══ DATA BLOCK
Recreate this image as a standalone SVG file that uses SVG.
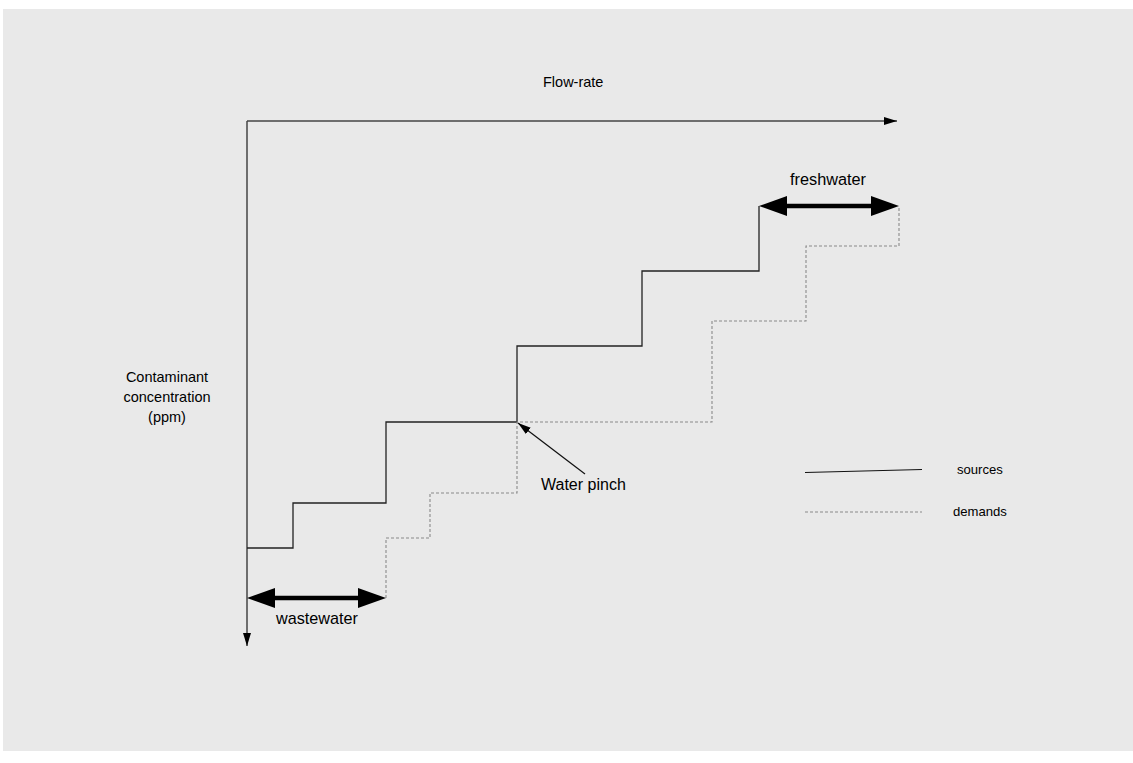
<svg xmlns="http://www.w3.org/2000/svg" width="1133" height="763" viewBox="0 0 1133 763">
<style>
text{font-family:"Liberation Sans",Arial,sans-serif;fill:#000}
.src{fill:none;stroke:#222;stroke-width:1.3}
.dem{fill:none;stroke:#8a8a8a;stroke-width:1.1;stroke-dasharray:3,2}
.axis{fill:none;stroke:#444;stroke-width:1.5}
.thick{fill:none;stroke:#000;stroke-width:4.5}
</style>
<defs>
<marker id="ah" markerWidth="14" markerHeight="10" refX="13" refY="5" orient="auto" markerUnits="userSpaceOnUse">
<path d="M0,1 L13,5 L0,9 Z" fill="#000"/>
</marker>
<marker id="big" markerWidth="30" markerHeight="22" refX="18" refY="11" orient="auto-start-reverse" markerUnits="userSpaceOnUse">
<path d="M0,1 L28,11 L0,21 Z" fill="#000"/>
</marker>
</defs>
<rect x="3" y="9" width="1130" height="742" fill="#e9e9e9"/>
<g id="connectors">
<path id="axis-x" class="axis" d="M247,121 H897" marker-end="url(#ah)"/>
<path id="axis-y" class="axis" d="M247,121 V646" marker-end="url(#ah)"/>
<path id="sources-curve" class="src" d="M247,548 H293 V503 H386 V422 H517 V346 H642 V271 H759 V206"/>
<path id="demands-curve" class="dem" d="M386,598 V538 H430 V493 H517 V422 H712 V321 H806 V246 H899 V206"/>
<path id="wastewater-arrow" class="thick" d="M257,598 H376" marker-start="url(#big)" marker-end="url(#big)"/>
<path id="freshwater-arrow" class="thick" d="M769,206 H889" marker-start="url(#big)" marker-end="url(#big)"/>
<path id="pinch-arrow" fill="none" stroke="#111" stroke-width="1.2" d="M585,474 L518,423" marker-end="url(#ah)"/>
<path id="legend-sources" fill="none" stroke="#111" stroke-width="1.2" d="M805,472.5 L922,469.5"/>
<path id="legend-demands" class="dem" d="M805,512 H922"/>
</g>
<g id="label-flowrate"><text x="543" y="87" font-size="14.5">Flow-rate</text></g>
<g id="label-concentration">
<text x="167" y="382" font-size="14.5" text-anchor="middle">Contaminant</text>
<text x="167" y="402" font-size="14.5" text-anchor="middle">concentration</text>
<text x="167" y="422" font-size="14.5" text-anchor="middle">(ppm)</text>
</g>
<g id="label-freshwater"><text x="790" y="185" font-size="16.3">freshwater</text></g>
<g id="label-wastewater"><text x="276" y="624" font-size="16.2">wastewater</text></g>
<g id="label-pinch"><text x="541" y="490" font-size="16">Water pinch</text></g>
<g id="label-sources"><text x="957" y="474" font-size="13.1">sources</text></g>
<g id="label-demands"><text x="953" y="516" font-size="13.1">demands</text></g>
</svg>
════
● **WHAT THIS TASK INVOLVES**: Exclude the pictures. Write out the remaining data exactly.

● **RESULT FOR THIS TASK**:
Recreate this image as a standalone SVG file that uses SVG.
<svg xmlns="http://www.w3.org/2000/svg" width="1133" height="763" viewBox="0 0 1133 763">
<style>
text{font-family:"Liberation Sans",Arial,sans-serif;fill:#000}
.src{fill:none;stroke:#222;stroke-width:1.3}
.dem{fill:none;stroke:#8a8a8a;stroke-width:1.1;stroke-dasharray:3,2}
.axis{fill:none;stroke:#444;stroke-width:1.5}
.thick{fill:none;stroke:#000;stroke-width:4.5}
</style>
<defs>
<marker id="ah" markerWidth="14" markerHeight="10" refX="13" refY="5" orient="auto" markerUnits="userSpaceOnUse">
<path d="M0,1 L13,5 L0,9 Z" fill="#000"/>
</marker>
<marker id="big" markerWidth="30" markerHeight="22" refX="18" refY="11" orient="auto-start-reverse" markerUnits="userSpaceOnUse">
<path d="M0,1 L28,11 L0,21 Z" fill="#000"/>
</marker>
</defs>
<rect x="3" y="9" width="1130" height="742" fill="#e9e9e9"/>
<g id="connectors">
<path id="axis-x" class="axis" d="M247,121 H897" marker-end="url(#ah)"/>
<path id="axis-y" class="axis" d="M247,121 V646" marker-end="url(#ah)"/>
<path id="sources-curve" class="src" d="M247,548 H293 V503 H386 V422 H517 V346 H642 V271 H759 V206"/>
<path id="demands-curve" class="dem" d="M386,598 V538 H430 V493 H517 V422 H712 V321 H806 V246 H899 V206"/>
<path id="wastewater-arrow" class="thick" d="M257,598 H376" marker-start="url(#big)" marker-end="url(#big)"/>
<path id="freshwater-arrow" class="thick" d="M769,206 H889" marker-start="url(#big)" marker-end="url(#big)"/>
<path id="pinch-arrow" fill="none" stroke="#111" stroke-width="1.2" d="M585,474 L518,423" marker-end="url(#ah)"/>
<path id="legend-sources" fill="none" stroke="#111" stroke-width="1.2" d="M805,472.5 L922,469.5"/>
<path id="legend-demands" class="dem" d="M805,512 H922"/>
</g>
<g id="label-flowrate"><text x="543" y="87" font-size="14.5">Flow-rate</text></g>
<g id="label-concentration">
<text x="167" y="382" font-size="14.5" text-anchor="middle">Contaminant</text>
<text x="167" y="402" font-size="14.5" text-anchor="middle">concentration</text>
<text x="167" y="422" font-size="14.5" text-anchor="middle">(ppm)</text>
</g>
<g id="label-freshwater"><text x="790" y="185" font-size="16.3">freshwater</text></g>
<g id="label-wastewater"><text x="276" y="624" font-size="16.2">wastewater</text></g>
<g id="label-pinch"><text x="541" y="490" font-size="16">Water pinch</text></g>
<g id="label-sources"><text x="957" y="474" font-size="13.1">sources</text></g>
<g id="label-demands"><text x="953" y="516" font-size="13.1">demands</text></g>
</svg>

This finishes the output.